++++ RECORDS FOR THIS EXERCISE

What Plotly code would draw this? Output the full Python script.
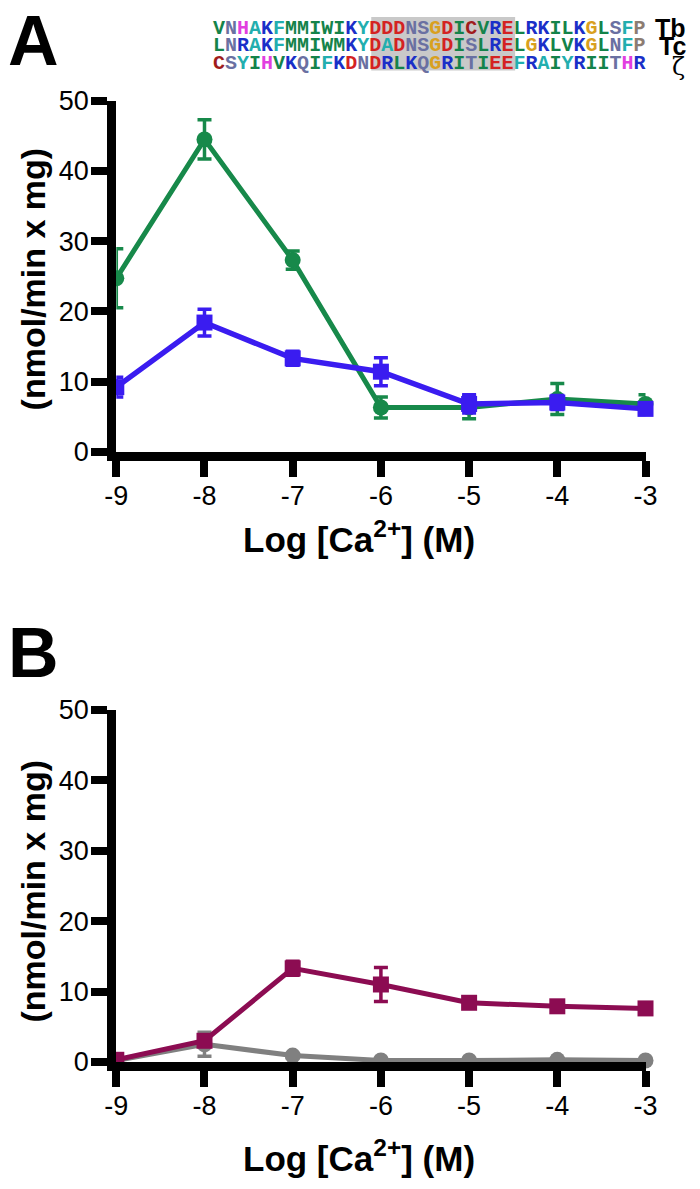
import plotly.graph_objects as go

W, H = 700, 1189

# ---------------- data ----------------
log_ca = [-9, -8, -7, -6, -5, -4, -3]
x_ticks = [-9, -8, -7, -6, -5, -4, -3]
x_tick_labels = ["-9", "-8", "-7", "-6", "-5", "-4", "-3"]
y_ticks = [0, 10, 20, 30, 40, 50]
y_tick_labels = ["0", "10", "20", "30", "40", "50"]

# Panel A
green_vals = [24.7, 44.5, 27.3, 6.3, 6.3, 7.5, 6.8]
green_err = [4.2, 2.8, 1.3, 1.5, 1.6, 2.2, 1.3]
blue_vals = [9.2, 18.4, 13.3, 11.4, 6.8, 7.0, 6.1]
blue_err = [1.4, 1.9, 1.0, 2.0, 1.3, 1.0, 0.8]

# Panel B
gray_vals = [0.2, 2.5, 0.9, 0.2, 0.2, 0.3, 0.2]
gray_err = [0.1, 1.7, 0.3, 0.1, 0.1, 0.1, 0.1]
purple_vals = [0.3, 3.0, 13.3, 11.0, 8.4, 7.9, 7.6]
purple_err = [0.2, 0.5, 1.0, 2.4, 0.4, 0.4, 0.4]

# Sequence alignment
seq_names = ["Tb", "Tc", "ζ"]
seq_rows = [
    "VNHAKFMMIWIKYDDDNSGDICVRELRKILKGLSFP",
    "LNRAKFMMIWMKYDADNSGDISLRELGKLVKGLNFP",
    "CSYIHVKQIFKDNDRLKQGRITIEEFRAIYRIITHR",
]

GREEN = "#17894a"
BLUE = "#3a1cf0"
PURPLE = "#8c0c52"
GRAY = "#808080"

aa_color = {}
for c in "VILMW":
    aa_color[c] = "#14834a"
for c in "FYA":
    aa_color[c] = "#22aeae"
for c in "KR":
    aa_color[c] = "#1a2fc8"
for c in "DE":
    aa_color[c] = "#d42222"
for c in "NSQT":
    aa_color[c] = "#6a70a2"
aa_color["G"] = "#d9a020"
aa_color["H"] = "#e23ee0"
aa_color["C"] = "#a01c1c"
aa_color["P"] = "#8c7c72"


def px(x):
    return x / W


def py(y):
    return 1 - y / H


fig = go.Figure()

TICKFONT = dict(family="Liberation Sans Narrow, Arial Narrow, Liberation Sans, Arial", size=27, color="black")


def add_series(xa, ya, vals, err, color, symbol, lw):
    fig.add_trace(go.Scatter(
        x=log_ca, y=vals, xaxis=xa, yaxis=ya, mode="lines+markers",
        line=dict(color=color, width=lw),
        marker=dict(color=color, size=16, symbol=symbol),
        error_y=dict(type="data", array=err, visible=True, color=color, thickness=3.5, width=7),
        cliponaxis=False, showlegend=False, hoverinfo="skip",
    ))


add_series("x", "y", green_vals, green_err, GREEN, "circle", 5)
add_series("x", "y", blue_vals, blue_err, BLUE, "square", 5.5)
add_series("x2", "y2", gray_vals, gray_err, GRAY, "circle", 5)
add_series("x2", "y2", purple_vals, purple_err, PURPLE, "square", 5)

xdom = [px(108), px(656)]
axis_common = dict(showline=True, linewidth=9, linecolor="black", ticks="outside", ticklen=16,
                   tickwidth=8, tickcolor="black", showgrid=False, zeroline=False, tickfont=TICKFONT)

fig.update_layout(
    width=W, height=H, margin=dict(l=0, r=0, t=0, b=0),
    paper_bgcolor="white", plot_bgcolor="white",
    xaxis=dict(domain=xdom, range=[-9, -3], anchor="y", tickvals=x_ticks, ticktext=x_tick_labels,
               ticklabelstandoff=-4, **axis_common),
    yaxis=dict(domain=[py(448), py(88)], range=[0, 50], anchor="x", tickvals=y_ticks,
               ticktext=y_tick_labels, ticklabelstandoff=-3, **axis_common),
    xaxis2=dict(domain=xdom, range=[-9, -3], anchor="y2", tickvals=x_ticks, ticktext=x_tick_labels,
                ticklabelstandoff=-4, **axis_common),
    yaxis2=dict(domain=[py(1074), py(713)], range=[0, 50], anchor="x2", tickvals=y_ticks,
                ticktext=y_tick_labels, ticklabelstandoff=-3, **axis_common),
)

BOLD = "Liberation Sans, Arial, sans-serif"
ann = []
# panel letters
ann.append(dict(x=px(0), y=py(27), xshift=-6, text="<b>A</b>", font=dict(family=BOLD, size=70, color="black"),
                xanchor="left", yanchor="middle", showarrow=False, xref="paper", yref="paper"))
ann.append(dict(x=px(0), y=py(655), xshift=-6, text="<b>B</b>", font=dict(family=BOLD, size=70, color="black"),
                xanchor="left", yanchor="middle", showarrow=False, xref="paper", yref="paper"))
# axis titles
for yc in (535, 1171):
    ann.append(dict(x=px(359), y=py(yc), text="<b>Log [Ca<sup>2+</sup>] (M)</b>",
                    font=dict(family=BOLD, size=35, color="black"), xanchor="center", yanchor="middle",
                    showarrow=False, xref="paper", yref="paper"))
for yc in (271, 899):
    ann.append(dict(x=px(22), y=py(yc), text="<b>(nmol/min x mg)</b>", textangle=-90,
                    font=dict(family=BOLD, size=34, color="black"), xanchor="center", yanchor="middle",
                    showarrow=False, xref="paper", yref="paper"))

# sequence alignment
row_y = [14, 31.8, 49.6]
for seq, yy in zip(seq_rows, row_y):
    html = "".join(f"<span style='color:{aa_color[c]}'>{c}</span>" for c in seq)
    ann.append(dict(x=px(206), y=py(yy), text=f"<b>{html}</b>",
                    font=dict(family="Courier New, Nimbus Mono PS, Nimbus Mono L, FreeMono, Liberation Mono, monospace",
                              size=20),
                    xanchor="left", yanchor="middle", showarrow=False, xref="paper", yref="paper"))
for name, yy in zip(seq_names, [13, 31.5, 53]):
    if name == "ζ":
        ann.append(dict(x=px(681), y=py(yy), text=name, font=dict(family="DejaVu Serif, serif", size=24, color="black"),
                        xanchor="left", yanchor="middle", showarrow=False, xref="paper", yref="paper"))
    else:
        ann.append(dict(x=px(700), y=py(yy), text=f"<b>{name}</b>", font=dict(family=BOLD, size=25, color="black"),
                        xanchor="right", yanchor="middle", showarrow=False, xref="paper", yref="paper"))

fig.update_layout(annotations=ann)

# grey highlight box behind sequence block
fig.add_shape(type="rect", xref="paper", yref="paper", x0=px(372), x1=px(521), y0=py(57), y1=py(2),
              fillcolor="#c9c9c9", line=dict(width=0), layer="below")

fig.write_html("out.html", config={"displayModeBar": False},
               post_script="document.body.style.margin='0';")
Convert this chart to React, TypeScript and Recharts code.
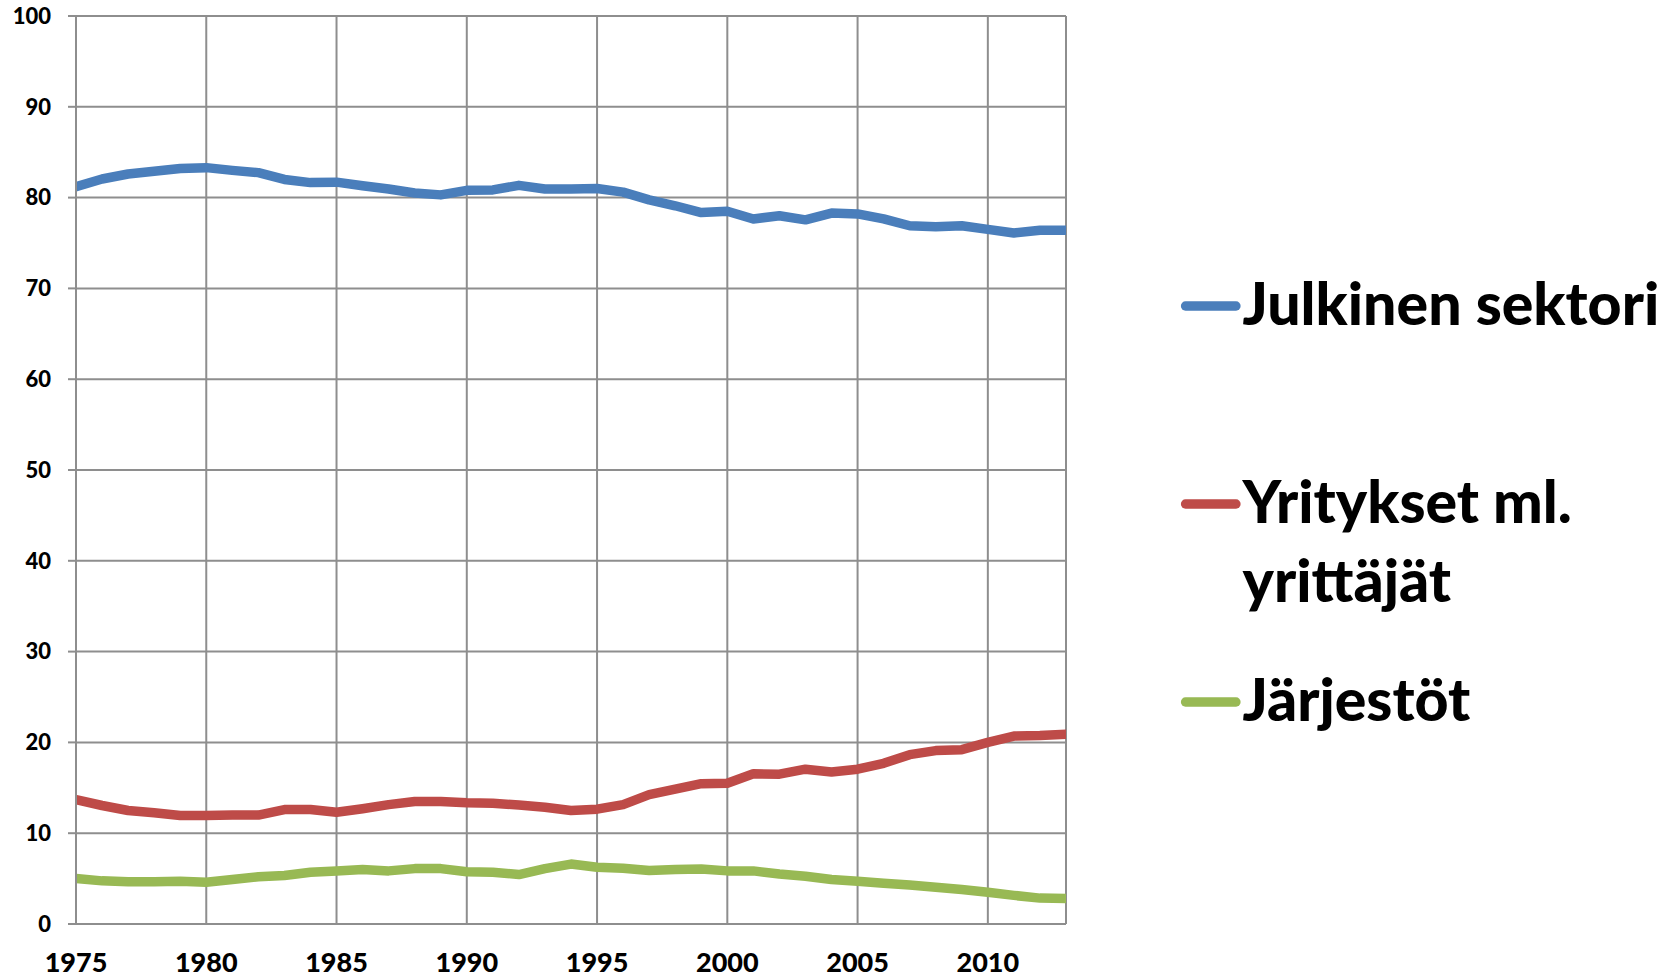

++++++++

◆ TASK OBJECTIVE: Reproduce the listing exactly. Leave its pictures out.

◆ ANSWER TO THIS PROBLEM:
What Plotly code would draw this? Output the full Python script.
import plotly.graph_objects as go

W, H = 700, 1189

# ---------------- data ----------------
log_ca = [-9, -8, -7, -6, -5, -4, -3]
x_ticks = [-9, -8, -7, -6, -5, -4, -3]
x_tick_labels = ["-9", "-8", "-7", "-6", "-5", "-4", "-3"]
y_ticks = [0, 10, 20, 30, 40, 50]
y_tick_labels = ["0", "10", "20", "30", "40", "50"]

# Panel A
green_vals = [24.7, 44.5, 27.3, 6.3, 6.3, 7.5, 6.8]
green_err = [4.2, 2.8, 1.3, 1.5, 1.6, 2.2, 1.3]
blue_vals = [9.2, 18.4, 13.3, 11.4, 6.8, 7.0, 6.1]
blue_err = [1.4, 1.9, 1.0, 2.0, 1.3, 1.0, 0.8]

# Panel B
gray_vals = [0.2, 2.5, 0.9, 0.2, 0.2, 0.3, 0.2]
gray_err = [0.1, 1.7, 0.3, 0.1, 0.1, 0.1, 0.1]
purple_vals = [0.3, 3.0, 13.3, 11.0, 8.4, 7.9, 7.6]
purple_err = [0.2, 0.5, 1.0, 2.4, 0.4, 0.4, 0.4]

# Sequence alignment
seq_names = ["Tb", "Tc", "ζ"]
seq_rows = [
    "VNHAKFMMIWIKYDDDNSGDICVRELRKILKGLSFP",
    "LNRAKFMMIWMKYDADNSGDISLRELGKLVKGLNFP",
    "CSYIHVKQIFKDNDRLKQGRITIEEFRAIYRIITHR",
]

GREEN = "#17894a"
BLUE = "#3a1cf0"
PURPLE = "#8c0c52"
GRAY = "#808080"

aa_color = {}
for c in "VILMW":
    aa_color[c] = "#14834a"
for c in "FYA":
    aa_color[c] = "#22aeae"
for c in "KR":
    aa_color[c] = "#1a2fc8"
for c in "DE":
    aa_color[c] = "#d42222"
for c in "NSQT":
    aa_color[c] = "#6a70a2"
aa_color["G"] = "#d9a020"
aa_color["H"] = "#e23ee0"
aa_color["C"] = "#a01c1c"
aa_color["P"] = "#8c7c72"


def px(x):
    return x / W


def py(y):
    return 1 - y / H


fig = go.Figure()

TICKFONT = dict(family="Liberation Sans Narrow, Arial Narrow, Liberation Sans, Arial", size=27, color="black")


def add_series(xa, ya, vals, err, color, symbol, lw):
    fig.add_trace(go.Scatter(
        x=log_ca, y=vals, xaxis=xa, yaxis=ya, mode="lines+markers",
        line=dict(color=color, width=lw),
        marker=dict(color=color, size=16, symbol=symbol),
        error_y=dict(type="data", array=err, visible=True, color=color, thickness=3.5, width=7),
        cliponaxis=False, showlegend=False, hoverinfo="skip",
    ))


add_series("x", "y", green_vals, green_err, GREEN, "circle", 5)
add_series("x", "y", blue_vals, blue_err, BLUE, "square", 5.5)
add_series("x2", "y2", gray_vals, gray_err, GRAY, "circle", 5)
add_series("x2", "y2", purple_vals, purple_err, PURPLE, "square", 5)

xdom = [px(108), px(656)]
axis_common = dict(showline=True, linewidth=9, linecolor="black", ticks="outside", ticklen=16,
                   tickwidth=8, tickcolor="black", showgrid=False, zeroline=False, tickfont=TICKFONT)

fig.update_layout(
    width=W, height=H, margin=dict(l=0, r=0, t=0, b=0),
    paper_bgcolor="white", plot_bgcolor="white",
    xaxis=dict(domain=xdom, range=[-9, -3], anchor="y", tickvals=x_ticks, ticktext=x_tick_labels,
               ticklabelstandoff=-4, **axis_common),
    yaxis=dict(domain=[py(448), py(88)], range=[0, 50], anchor="x", tickvals=y_ticks,
               ticktext=y_tick_labels, ticklabelstandoff=-3, **axis_common),
    xaxis2=dict(domain=xdom, range=[-9, -3], anchor="y2", tickvals=x_ticks, ticktext=x_tick_labels,
                ticklabelstandoff=-4, **axis_common),
    yaxis2=dict(domain=[py(1074), py(713)], range=[0, 50], anchor="x2", tickvals=y_ticks,
                ticktext=y_tick_labels, ticklabelstandoff=-3, **axis_common),
)

BOLD = "Liberation Sans, Arial, sans-serif"
ann = []
# panel letters
ann.append(dict(x=px(0), y=py(27), xshift=-6, text="<b>A</b>", font=dict(family=BOLD, size=70, color="black"),
                xanchor="left", yanchor="middle", showarrow=False, xref="paper", yref="paper"))
ann.append(dict(x=px(0), y=py(655), xshift=-6, text="<b>B</b>", font=dict(family=BOLD, size=70, color="black"),
                xanchor="left", yanchor="middle", showarrow=False, xref="paper", yref="paper"))
# axis titles
for yc in (535, 1171):
    ann.append(dict(x=px(359), y=py(yc), text="<b>Log [Ca<sup>2+</sup>] (M)</b>",
                    font=dict(family=BOLD, size=35, color="black"), xanchor="center", yanchor="middle",
                    showarrow=False, xref="paper", yref="paper"))
for yc in (271, 899):
    ann.append(dict(x=px(22), y=py(yc), text="<b>(nmol/min x mg)</b>", textangle=-90,
                    font=dict(family=BOLD, size=34, color="black"), xanchor="center", yanchor="middle",
                    showarrow=False, xref="paper", yref="paper"))

# sequence alignment
row_y = [14, 31.8, 49.6]
for seq, yy in zip(seq_rows, row_y):
    html = "".join(f"<span style='color:{aa_color[c]}'>{c}</span>" for c in seq)
    ann.append(dict(x=px(206), y=py(yy), text=f"<b>{html}</b>",
                    font=dict(family="Courier New, Nimbus Mono PS, Nimbus Mono L, FreeMono, Liberation Mono, monospace",
                              size=20),
                    xanchor="left", yanchor="middle", showarrow=False, xref="paper", yref="paper"))
for name, yy in zip(seq_names, [13, 31.5, 53]):
    if name == "ζ":
        ann.append(dict(x=px(681), y=py(yy), text=name, font=dict(family="DejaVu Serif, serif", size=24, color="black"),
                        xanchor="left", yanchor="middle", showarrow=False, xref="paper", yref="paper"))
    else:
        ann.append(dict(x=px(700), y=py(yy), text=f"<b>{name}</b>", font=dict(family=BOLD, size=25, color="black"),
                        xanchor="right", yanchor="middle", showarrow=False, xref="paper", yref="paper"))

fig.update_layout(annotations=ann)

# grey highlight box behind sequence block
fig.add_shape(type="rect", xref="paper", yref="paper", x0=px(372), x1=px(521), y0=py(57), y1=py(2),
              fillcolor="#c9c9c9", line=dict(width=0), layer="below")

fig.write_html("out.html", config={"displayModeBar": False},
               post_script="document.body.style.margin='0';")
Convert this chart to React, TypeScript and Recharts code.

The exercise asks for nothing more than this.